Justin Brooks, Class of 2001

Department of Geology, Whitman College, Walla Walla, WA 99362


          The Jarai Gol, a river located in northern Mongolia, flows eastward out of a glacial trough and into the Darhad depression. Landforms in this area reflect a complex history of major late Quaternary processes (glacial, periglacial, lacustrine, eolian, fluvial, and mass wasting). This area is, in effect, a microcosm of Quaternary processes in the whole of the 3500-km2-Darhad depression.
        Of primary interest are the interaction and timing of glacial and lacustrine processes. The Tamanmyun Hills, two end moraine complexes, record a history of approximately two glacial advances.

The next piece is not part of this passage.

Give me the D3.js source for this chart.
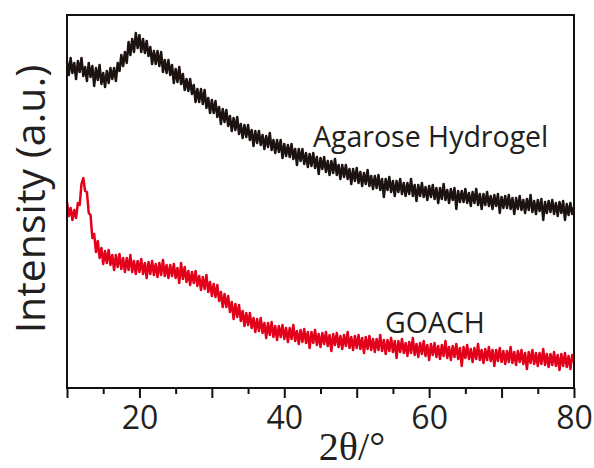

The outer moraine complex is composed of two sections of differing morphology and elevation. Kettles in the higher moraine section and the inner moraine complex indicate ice stagnation. The lower moraine section, on the other hand, has a much smoother and more subdued morphology.
          Shorelines and lake sediments indicate that a lake filled the Darhad depression at least once. Wave modification of the outer moraine complex suggests the lake to be coeval with and/or to post-date moraine formation. Lacustrine modification may be responsible for the differing outer moraine morphologies. Shoreline elevations (max of 1660 m) suggest the lake overtopped only the lower section of the moraine complex (max elev. of 1620 m, base at 1575 m) but not the higher section. (max elev. of 1680 m) The morphology of the inner moraine complex suggests there has been no wave modification; the lake level must have dropped before its construction.
          Evidence for periglacial processes is found as patterned ground. Wind has used the abundant supply of lacustrine and glacial sediments to deposit large parabolic dunes. The Jarai Gol incised the moraine complexes, leaving terraces. Oversteepened slopes enhance mass wasting of incompetent lakebeds.